The DI mechanism in .NET Core exposes two main classes with which we will built the engine. The ServiceCollection class which it’s used to register the services and from which the ServiceProvider class is used. The Service Provider class is the one responsible for “acquiring” the required services.
These classes are available under the nuget package “Microsoft.Extensions.DependencyInjection”
Adding the DependencyInjection NuGet Pachage
A. Creating the service provider.
Let’s consider the following services:
public class EmpoyeesService : IEmployeesService
{
private readonly List _employees = new List
{
new Employee("John", EmployeeGrade.I),
new Employee("Jack", EmployeeGrade.II)
};
public List FindEmployees(Expression<Func<Employee, bool>> where)
{
return _employees.Where(where.Compile()).ToList();
}
}
public class CompensationService : ICompensationService
{
public double GetCompensationFor(EmployeeGrade employeeGrade)
{
switch (employeeGrade)
{
case EmployeeGrade.I:
return 100;
case EmployeeGrade.II:
return 1000;
case EmployeeGrade.III:
return double.MaxValue;
default:
return 0;
}
}
}
public class PaymentsService : IPaymentsService
{
private readonly IEmployeesService _employeesSvc;
private readonly ICompensationService _compensationService;
public PaymentsService(IEmployeesService empoyeeRepository, ICompensationService compensationService)
{
_employeesSvc = empoyeeRepository;
_compensationService = compensationService;
}
public double CalculatePaymentsForEmployeesWithFirstGrade()
{
//find employees
List employees = _employeesSvc.FindEmployees(x => x.Grade == EmployeeGrade.I);
//get compensation
var compensation = _compensationService.GetCompensationFor(EmployeeGrade.I);
return employees.Count() * compensation;
}
}
The next step is building the DI mechanism. It’s as simple as adding the services in the service collection and building the provider
var collection = new ServiceCollection(); collection.AddScoped<IEmployeesService, EmpoyeesService>(); collection.AddScoped<ICompensationService, CompensationService>(); collection.AddScoped<IPaymentsService, PaymentsService>(); // ServiceProvider serviceProvider = collection.BuildServiceProvider(); return serviceProvider;
And that’s it. Now we can get any service simply by demanding the service from the provider, and any dependencies will be solved by the ServiceProvider
IPaymentsService paymentsSvc = serviceProvider.GetService();
Console.WriteLine($"Financial effort : {paymentsSvc.CalculatePaymentsForEmployeesWithFirstGrade()}");
B. ActivatorUtilities
Until now we have registered some services and we have seen how simple is to get one service using the provider. Note that all of the services have been registered and that’s key when thinking about getting an object.

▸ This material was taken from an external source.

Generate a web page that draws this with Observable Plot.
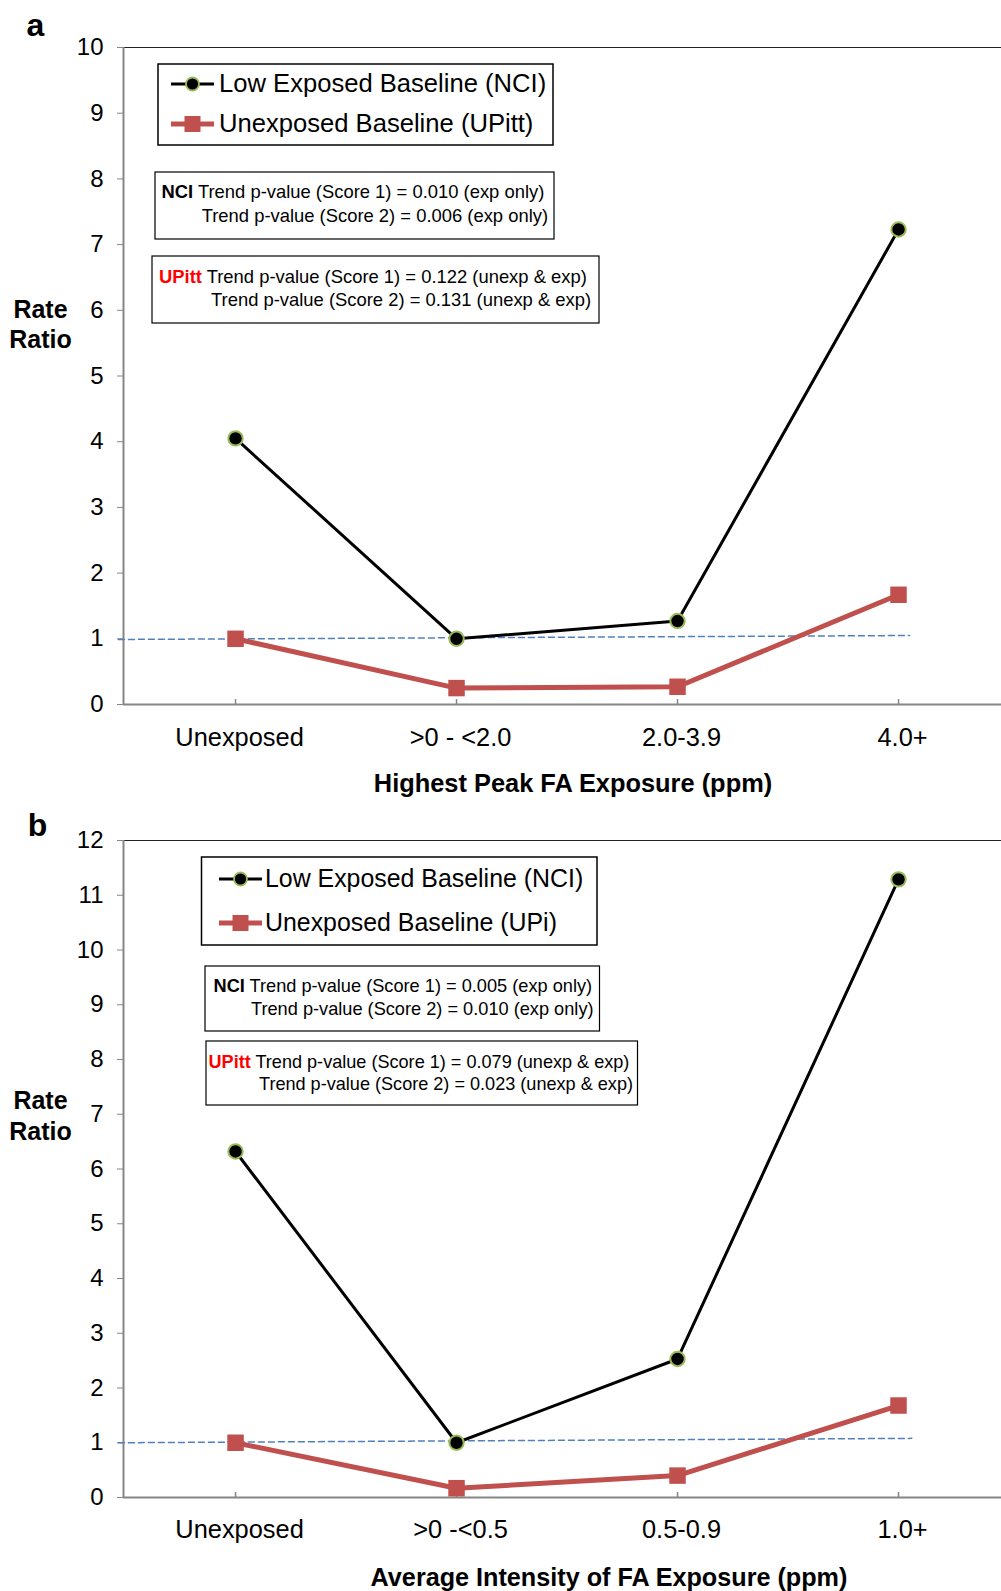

What about an instance of an object that is not registered?
Consider the following:
- A class that only requires services as parameters
- A class that also requires other parameters then a service
public class TheBoss
{
private readonly IPaymentsService _paymentsService;
public TheBoss(IPaymentsService paymentsService)
{
_paymentsService = paymentsService;
}
public void MakePayments()
{
Console.WriteLine($"Pay :{_paymentsService.CalculatePaymentsForEmployeesWithFirstGrade()}");
}
}
public class HREmployee
{
private readonly string _firstName;
private readonly IEmployeesService _employeesService;
public HREmployee(string employeeName, IEmployeesService employeesService)
{
_firstName = employeeName;
_employeesService = employeesService;
}
}
.NET Core actually provides a powerfull tool which it also uses in some frameworks (like ASP) to solve the controllers.
This is called ActivatorUtilities and it creates objects using the service provider as a source of services.
The CreateInstance method of the ActivatorUtilities
Let’s see now how to use it
ObjectFactory HrFactory = ActivatorUtilities.CreateFactory(typeof(HREmployee), new Type[] { typeof(string)});
HREmployee natashaFromHr = HrFactory.Invoke(serviceProvider, new object[] { "Natasha" }) as HREmployee;;
C. The Object Factory
The object factory is actually a Factory Pattern that is fixed for one type only. According to the documentation on the microsoft’s page the method does “Create a delegate that will instantiate a type with constructor arguments provided directly and/or from an “.
In essence it encapsulates the type of the object to be created as well as other service dependencies it might need.